> _WHAT THE EXERCISE ASKS_:
Without the pictures, write out all the lines below exactly as they appear.

> _MATERIAL PROVIDED_:
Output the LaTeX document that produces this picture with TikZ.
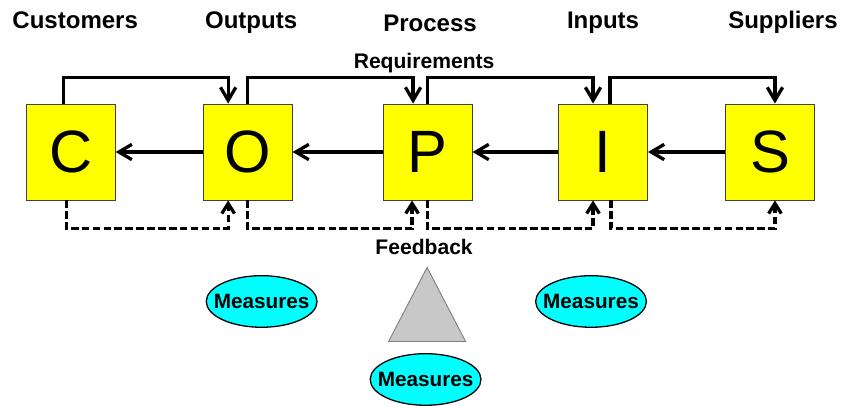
\documentclass[tikz,border=0pt]{standalone}
\usepackage{fontspec}
\setmainfont{Liberation Sans}
\usetikzlibrary{positioning,calc,arrows.meta,shapes.geometric}
\definecolor{boxyellow}{RGB}{255,255,0}
\definecolor{measurecyan}{RGB}{0,255,255}
\definecolor{fulcrumgray}{RGB}{200,200,200}

\begin{document}
\begin{tikzpicture}[
    box/.style={draw=black!75, line width=0.8pt, fill=boxyellow, minimum width=26.7mm, minimum height=28.8mm, inner sep=0pt, font=\fontsize{51}{51}\selectfont},
    title/.style={anchor=base, inner sep=0pt, font=\bfseries\fontsize{20.5}{24}\selectfont},
    note/.style={anchor=base, inner sep=0pt, font=\bfseries\fontsize{18}{21}\selectfont},
    measure/.style={ellipse, draw, line width=1.1pt, fill=measurecyan, inner xsep=-2.6mm, inner ysep=3.3mm, font=\bfseries\fontsize{17.7}{21}\selectfont},
    flow/.style={line width=2.8pt, -{Straight Barb[length=3.9mm,width=4.6mm]}},
    fback/.style={line width=2.8pt, dash pattern=on 6.5pt off 2.8pt, -{Straight Barb[length=3mm,width=3.8mm]}}
  ]
    \useasboundingbox (0,0) rectangle (252.3mm,-121.5mm);
    \matrix[column sep=23.1mm] (chain) at (126.1mm,-45.6mm) {
      \node[box] (C) {C}; &[3mm] \node[box] (O) {O}; &[3.9mm] \node[box] (P) {P}; &[2.55mm] \node[box] (I) {I}; & \node[box] (S) {S}; \\
    };
    \node[title] (custT) at ($(C.north)+(1.35mm,22.5mm)$) {Customers};
    \node[title] (outT) at ($(O.north)+(1.05mm,22.5mm)$) {Outputs};
    \node[title] (procT) at ($(P.north)+(0.75mm,21.75mm)$) {Process};
    \node[title] (inT) at ($(I.north)+(0mm,22.5mm)$) {Inputs};
    \node[title] (supT) at ($(S.north)+(3.9mm,22.5mm)$) {Suppliers};

    \draw[flow] (O.west) -- (C.east);
    \draw[flow] (P.west) -- (O.east);
    \draw[flow] (I.west) -- (P.east);
    \draw[flow] (S.west) -- (I.east);

    \node[note] (req) at ($(P.north)+(-1.05mm,10.5mm)$) {Requirements};
    \draw[flow] ([xshift=-2.25mm]C.north) -- ++(0,7.8mm) -| ([xshift=-5.85mm]O.north);
    \draw[flow] (O.north) -- ++(0,7.8mm) -| ([xshift=-4.35mm]P.north);
    \draw[flow] (P.north) -- ++(0,7.8mm) -| ([xshift=-3mm]I.north);
    \draw[flow] ([xshift=2.1mm]I.north) -- ++(0,7.8mm) -| ([xshift=1.5mm]S.north);

    \draw[fback] ([xshift=-1.35mm]C.south) -- ++(0,-8.4mm) -| ([xshift=-5.85mm]O.south);
    \draw[fback] (O.south) -- ++(0,-8.4mm) -| ([xshift=-4.65mm]P.south);
    \draw[fback] (P.south) -- ++(0,-8.4mm) -| ([xshift=-3mm]I.south);
    \draw[fback] ([xshift=2.4mm]I.south) -- ++(0,-8.4mm) -| ([xshift=1.5mm]S.south);
    \node[note] (fb) at ($(P.south)+(-1.05mm,-16.2mm)$) {Feedback};

    \node[measure] (mLeft) at ($(O.south)+(4.2mm,-30.3mm)$) {Measures};
    \node[measure] (mRight) at ($(I.south)+(-3.6mm,-30.3mm)$) {Measures};
    \node[measure] (mBottom) at ($(P.south)+(-0.6mm,-53.7mm)$) {Measures};
    \filldraw[fill=fulcrumgray, draw=black!50, line width=0.8pt] ($(P.south)+(-0.15mm,-20.1mm)$) coordinate (apex) -- ++(-11.55mm,-22.2mm) -- ++(23.1mm,0) -- cycle;
  \end{tikzpicture}
\end{document}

> _THE COMPLETED TASK_:
Output the LaTeX document that produces this picture with TikZ.
\documentclass[tikz,border=0pt]{standalone}
\usepackage{fontspec}
\setmainfont{Liberation Sans}
\usetikzlibrary{positioning,calc,arrows.meta,shapes.geometric}
\definecolor{boxyellow}{RGB}{255,255,0}
\definecolor{measurecyan}{RGB}{0,255,255}
\definecolor{fulcrumgray}{RGB}{200,200,200}

\begin{document}
\begin{tikzpicture}[
    box/.style={draw=black!75, line width=0.8pt, fill=boxyellow, minimum width=26.7mm, minimum height=28.8mm, inner sep=0pt, font=\fontsize{51}{51}\selectfont},
    title/.style={anchor=base, inner sep=0pt, font=\bfseries\fontsize{20.5}{24}\selectfont},
    note/.style={anchor=base, inner sep=0pt, font=\bfseries\fontsize{18}{21}\selectfont},
    measure/.style={ellipse, draw, line width=1.1pt, fill=measurecyan, inner xsep=-2.6mm, inner ysep=3.3mm, font=\bfseries\fontsize{17.7}{21}\selectfont},
    flow/.style={line width=2.8pt, -{Straight Barb[length=3.9mm,width=4.6mm]}},
    fback/.style={line width=2.8pt, dash pattern=on 6.5pt off 2.8pt, -{Straight Barb[length=3mm,width=3.8mm]}}
  ]
    \useasboundingbox (0,0) rectangle (252.3mm,-121.5mm);
    \matrix[column sep=23.1mm] (chain) at (126.1mm,-45.6mm) {
      \node[box] (C) {C}; &[3mm] \node[box] (O) {O}; &[3.9mm] \node[box] (P) {P}; &[2.55mm] \node[box] (I) {I}; & \node[box] (S) {S}; \\
    };
    \node[title] (custT) at ($(C.north)+(1.35mm,22.5mm)$) {Customers};
    \node[title] (outT) at ($(O.north)+(1.05mm,22.5mm)$) {Outputs};
    \node[title] (procT) at ($(P.north)+(0.75mm,21.75mm)$) {Process};
    \node[title] (inT) at ($(I.north)+(0mm,22.5mm)$) {Inputs};
    \node[title] (supT) at ($(S.north)+(3.9mm,22.5mm)$) {Suppliers};

    \draw[flow] (O.west) -- (C.east);
    \draw[flow] (P.west) -- (O.east);
    \draw[flow] (I.west) -- (P.east);
    \draw[flow] (S.west) -- (I.east);

    \node[note] (req) at ($(P.north)+(-1.05mm,10.5mm)$) {Requirements};
    \draw[flow] ([xshift=-2.25mm]C.north) -- ++(0,7.8mm) -| ([xshift=-5.85mm]O.north);
    \draw[flow] (O.north) -- ++(0,7.8mm) -| ([xshift=-4.35mm]P.north);
    \draw[flow] (P.north) -- ++(0,7.8mm) -| ([xshift=-3mm]I.north);
    \draw[flow] ([xshift=2.1mm]I.north) -- ++(0,7.8mm) -| ([xshift=1.5mm]S.north);

    \draw[fback] ([xshift=-1.35mm]C.south) -- ++(0,-8.4mm) -| ([xshift=-5.85mm]O.south);
    \draw[fback] (O.south) -- ++(0,-8.4mm) -| ([xshift=-4.65mm]P.south);
    \draw[fback] (P.south) -- ++(0,-8.4mm) -| ([xshift=-3mm]I.south);
    \draw[fback] ([xshift=2.4mm]I.south) -- ++(0,-8.4mm) -| ([xshift=1.5mm]S.south);
    \node[note] (fb) at ($(P.south)+(-1.05mm,-16.2mm)$) {Feedback};

    \node[measure] (mLeft) at ($(O.south)+(4.2mm,-30.3mm)$) {Measures};
    \node[measure] (mRight) at ($(I.south)+(-3.6mm,-30.3mm)$) {Measures};
    \node[measure] (mBottom) at ($(P.south)+(-0.6mm,-53.7mm)$) {Measures};
    \filldraw[fill=fulcrumgray, draw=black!50, line width=0.8pt] ($(P.south)+(-0.15mm,-20.1mm)$) coordinate (apex) -- ++(-11.55mm,-22.2mm) -- ++(23.1mm,0) -- cycle;
  \end{tikzpicture}
\end{document}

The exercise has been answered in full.